Problem statement
Do not include the pictures; repeat the rest of the data exactly.

──────── Provided material

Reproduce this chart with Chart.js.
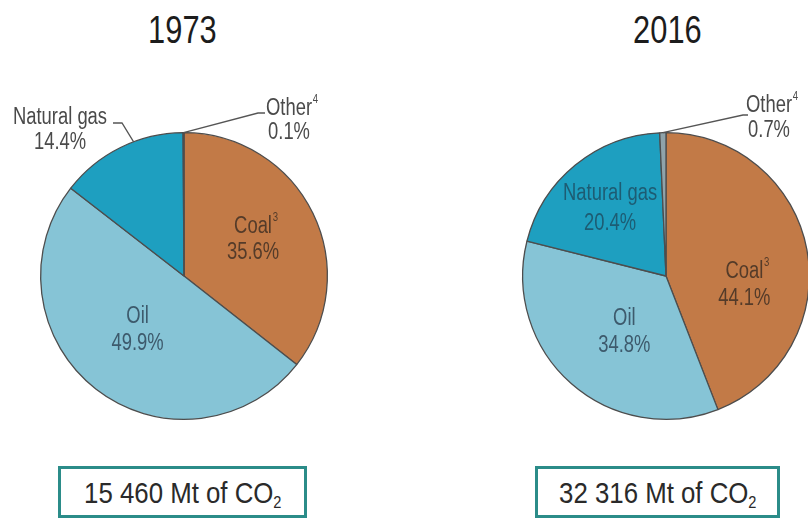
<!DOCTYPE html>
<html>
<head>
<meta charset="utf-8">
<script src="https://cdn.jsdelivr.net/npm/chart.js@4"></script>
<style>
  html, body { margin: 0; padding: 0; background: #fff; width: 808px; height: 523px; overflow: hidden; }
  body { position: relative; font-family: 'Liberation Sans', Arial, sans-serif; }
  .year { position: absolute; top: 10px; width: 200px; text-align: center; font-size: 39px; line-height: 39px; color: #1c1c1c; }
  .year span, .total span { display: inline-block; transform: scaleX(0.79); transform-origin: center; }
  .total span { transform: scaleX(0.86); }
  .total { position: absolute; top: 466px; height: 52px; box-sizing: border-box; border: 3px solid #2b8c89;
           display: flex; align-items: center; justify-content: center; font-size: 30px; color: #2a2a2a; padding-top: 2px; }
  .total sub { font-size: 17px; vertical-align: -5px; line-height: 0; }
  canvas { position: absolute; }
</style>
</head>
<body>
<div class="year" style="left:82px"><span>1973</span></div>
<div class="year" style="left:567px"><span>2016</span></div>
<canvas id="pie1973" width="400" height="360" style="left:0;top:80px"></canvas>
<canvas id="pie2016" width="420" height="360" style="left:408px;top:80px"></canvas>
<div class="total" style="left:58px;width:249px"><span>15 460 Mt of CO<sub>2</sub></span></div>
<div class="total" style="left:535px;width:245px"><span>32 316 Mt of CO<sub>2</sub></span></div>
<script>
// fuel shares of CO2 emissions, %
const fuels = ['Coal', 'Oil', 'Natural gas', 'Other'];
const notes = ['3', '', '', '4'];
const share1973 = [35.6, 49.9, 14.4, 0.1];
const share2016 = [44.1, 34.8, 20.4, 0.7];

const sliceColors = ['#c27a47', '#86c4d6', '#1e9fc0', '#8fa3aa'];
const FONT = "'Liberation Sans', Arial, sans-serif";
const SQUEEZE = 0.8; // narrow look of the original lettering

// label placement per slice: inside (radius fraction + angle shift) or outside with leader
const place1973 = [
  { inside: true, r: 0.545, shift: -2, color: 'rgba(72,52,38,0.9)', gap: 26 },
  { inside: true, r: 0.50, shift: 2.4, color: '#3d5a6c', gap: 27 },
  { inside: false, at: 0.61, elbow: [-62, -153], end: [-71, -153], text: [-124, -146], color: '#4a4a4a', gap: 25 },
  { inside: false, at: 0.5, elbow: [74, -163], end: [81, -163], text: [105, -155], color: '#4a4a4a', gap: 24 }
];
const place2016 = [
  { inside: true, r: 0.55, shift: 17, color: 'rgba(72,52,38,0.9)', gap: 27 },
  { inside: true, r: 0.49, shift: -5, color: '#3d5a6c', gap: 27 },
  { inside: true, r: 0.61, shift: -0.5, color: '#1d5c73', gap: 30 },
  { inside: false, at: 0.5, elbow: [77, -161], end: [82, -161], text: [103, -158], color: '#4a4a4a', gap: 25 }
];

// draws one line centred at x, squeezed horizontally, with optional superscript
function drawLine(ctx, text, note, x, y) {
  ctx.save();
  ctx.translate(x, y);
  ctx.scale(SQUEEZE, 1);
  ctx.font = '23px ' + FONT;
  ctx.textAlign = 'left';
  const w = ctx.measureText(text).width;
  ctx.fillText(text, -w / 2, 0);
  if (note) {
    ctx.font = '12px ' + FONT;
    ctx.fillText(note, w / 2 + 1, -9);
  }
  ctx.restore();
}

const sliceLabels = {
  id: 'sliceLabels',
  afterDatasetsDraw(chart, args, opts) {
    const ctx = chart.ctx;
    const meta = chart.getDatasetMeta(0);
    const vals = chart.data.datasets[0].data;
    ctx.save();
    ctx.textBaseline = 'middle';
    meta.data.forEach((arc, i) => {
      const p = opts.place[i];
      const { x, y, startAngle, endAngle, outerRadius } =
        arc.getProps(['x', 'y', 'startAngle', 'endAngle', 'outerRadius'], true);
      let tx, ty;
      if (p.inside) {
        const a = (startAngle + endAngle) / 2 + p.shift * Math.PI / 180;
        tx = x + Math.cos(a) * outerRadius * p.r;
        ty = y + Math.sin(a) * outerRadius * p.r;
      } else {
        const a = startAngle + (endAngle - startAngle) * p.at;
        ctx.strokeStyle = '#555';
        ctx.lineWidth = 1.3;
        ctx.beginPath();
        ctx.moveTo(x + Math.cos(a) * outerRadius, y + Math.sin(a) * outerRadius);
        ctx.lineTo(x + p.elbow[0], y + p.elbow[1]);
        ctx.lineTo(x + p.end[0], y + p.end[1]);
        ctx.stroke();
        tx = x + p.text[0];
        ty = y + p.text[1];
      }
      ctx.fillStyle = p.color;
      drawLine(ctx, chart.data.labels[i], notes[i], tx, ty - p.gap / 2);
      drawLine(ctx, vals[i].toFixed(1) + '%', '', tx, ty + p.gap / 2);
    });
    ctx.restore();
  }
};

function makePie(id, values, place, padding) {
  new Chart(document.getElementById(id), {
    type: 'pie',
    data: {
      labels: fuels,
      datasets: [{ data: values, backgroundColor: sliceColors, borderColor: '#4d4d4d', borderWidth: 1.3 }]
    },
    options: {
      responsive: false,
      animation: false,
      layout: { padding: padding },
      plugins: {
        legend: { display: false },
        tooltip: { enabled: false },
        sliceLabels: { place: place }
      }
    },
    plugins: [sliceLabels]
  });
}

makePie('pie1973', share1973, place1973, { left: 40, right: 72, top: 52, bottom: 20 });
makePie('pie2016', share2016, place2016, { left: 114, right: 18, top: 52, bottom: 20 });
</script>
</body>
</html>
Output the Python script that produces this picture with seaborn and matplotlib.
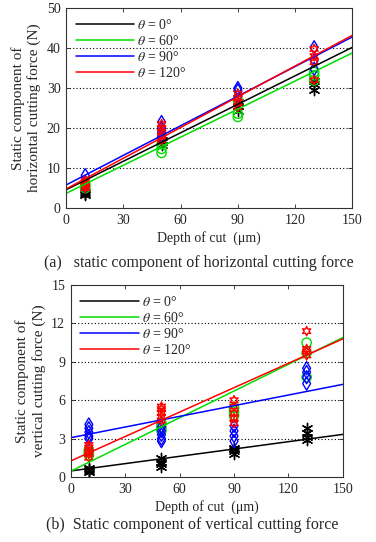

────────────────

Response to the exercise
Reproduce this chart with Chart.js.
<!DOCTYPE html>
<html>
<head>
<meta charset="utf-8">
<script src="https://cdn.jsdelivr.net/npm/chart.js@4"></script>
<style>
  html, body { margin: 0; padding: 0; background: #fff; width: 808px; height: 523px; overflow: hidden; }
  body { position: relative; font-family: 'Liberation Sans', Arial, sans-serif; }
  .year { position: absolute; top: 10px; width: 200px; text-align: center; font-size: 39px; line-height: 39px; color: #1c1c1c; }
  .year span, .total span { display: inline-block; transform: scaleX(0.79); transform-origin: center; }
  .total span { transform: scaleX(0.86); }
  .total { position: absolute; top: 466px; height: 52px; box-sizing: border-box; border: 3px solid #2b8c89;
           display: flex; align-items: center; justify-content: center; font-size: 30px; color: #2a2a2a; padding-top: 2px; }
  .total sub { font-size: 17px; vertical-align: -5px; line-height: 0; }
  canvas { position: absolute; }
</style>
</head>
<body>
<div class="year" style="left:82px"><span>1973</span></div>
<div class="year" style="left:567px"><span>2016</span></div>
<canvas id="pie1973" width="400" height="360" style="left:0;top:80px"></canvas>
<canvas id="pie2016" width="420" height="360" style="left:408px;top:80px"></canvas>
<div class="total" style="left:58px;width:249px"><span>15 460 Mt of CO<sub>2</sub></span></div>
<div class="total" style="left:535px;width:245px"><span>32 316 Mt of CO<sub>2</sub></span></div>
<script>
// fuel shares of CO2 emissions, %
const fuels = ['Coal', 'Oil', 'Natural gas', 'Other'];
const notes = ['3', '', '', '4'];
const share1973 = [35.6, 49.9, 14.4, 0.1];
const share2016 = [44.1, 34.8, 20.4, 0.7];

const sliceColors = ['#c27a47', '#86c4d6', '#1e9fc0', '#8fa3aa'];
const FONT = "'Liberation Sans', Arial, sans-serif";
const SQUEEZE = 0.8; // narrow look of the original lettering

// label placement per slice: inside (radius fraction + angle shift) or outside with leader
const place1973 = [
  { inside: true, r: 0.545, shift: -2, color: 'rgba(72,52,38,0.9)', gap: 26 },
  { inside: true, r: 0.50, shift: 2.4, color: '#3d5a6c', gap: 27 },
  { inside: false, at: 0.61, elbow: [-62, -153], end: [-71, -153], text: [-124, -146], color: '#4a4a4a', gap: 25 },
  { inside: false, at: 0.5, elbow: [74, -163], end: [81, -163], text: [105, -155], color: '#4a4a4a', gap: 24 }
];
const place2016 = [
  { inside: true, r: 0.55, shift: 17, color: 'rgba(72,52,38,0.9)', gap: 27 },
  { inside: true, r: 0.49, shift: -5, color: '#3d5a6c', gap: 27 },
  { inside: true, r: 0.61, shift: -0.5, color: '#1d5c73', gap: 30 },
  { inside: false, at: 0.5, elbow: [77, -161], end: [82, -161], text: [103, -158], color: '#4a4a4a', gap: 25 }
];

// draws one line centred at x, squeezed horizontally, with optional superscript
function drawLine(ctx, text, note, x, y) {
  ctx.save();
  ctx.translate(x, y);
  ctx.scale(SQUEEZE, 1);
  ctx.font = '23px ' + FONT;
  ctx.textAlign = 'left';
  const w = ctx.measureText(text).width;
  ctx.fillText(text, -w / 2, 0);
  if (note) {
    ctx.font = '12px ' + FONT;
    ctx.fillText(note, w / 2 + 1, -9);
  }
  ctx.restore();
}

const sliceLabels = {
  id: 'sliceLabels',
  afterDatasetsDraw(chart, args, opts) {
    const ctx = chart.ctx;
    const meta = chart.getDatasetMeta(0);
    const vals = chart.data.datasets[0].data;
    ctx.save();
    ctx.textBaseline = 'middle';
    meta.data.forEach((arc, i) => {
      const p = opts.place[i];
      const { x, y, startAngle, endAngle, outerRadius } =
        arc.getProps(['x', 'y', 'startAngle', 'endAngle', 'outerRadius'], true);
      let tx, ty;
      if (p.inside) {
        const a = (startAngle + endAngle) / 2 + p.shift * Math.PI / 180;
        tx = x + Math.cos(a) * outerRadius * p.r;
        ty = y + Math.sin(a) * outerRadius * p.r;
      } else {
        const a = startAngle + (endAngle - startAngle) * p.at;
        ctx.strokeStyle = '#555';
        ctx.lineWidth = 1.3;
        ctx.beginPath();
        ctx.moveTo(x + Math.cos(a) * outerRadius, y + Math.sin(a) * outerRadius);
        ctx.lineTo(x + p.elbow[0], y + p.elbow[1]);
        ctx.lineTo(x + p.end[0], y + p.end[1]);
        ctx.stroke();
        tx = x + p.text[0];
        ty = y + p.text[1];
      }
      ctx.fillStyle = p.color;
      drawLine(ctx, chart.data.labels[i], notes[i], tx, ty - p.gap / 2);
      drawLine(ctx, vals[i].toFixed(1) + '%', '', tx, ty + p.gap / 2);
    });
    ctx.restore();
  }
};

function makePie(id, values, place, padding) {
  new Chart(document.getElementById(id), {
    type: 'pie',
    data: {
      labels: fuels,
      datasets: [{ data: values, backgroundColor: sliceColors, borderColor: '#4d4d4d', borderWidth: 1.3 }]
    },
    options: {
      responsive: false,
      animation: false,
      layout: { padding: padding },
      plugins: {
        legend: { display: false },
        tooltip: { enabled: false },
        sliceLabels: { place: place }
      }
    },
    plugins: [sliceLabels]
  });
}

makePie('pie1973', share1973, place1973, { left: 40, right: 72, top: 52, bottom: 20 });
makePie('pie2016', share2016, place2016, { left: 114, right: 18, top: 52, bottom: 20 });
</script>
</body>
</html>
Output the Python script that produces this picture with seaborn and matplotlib.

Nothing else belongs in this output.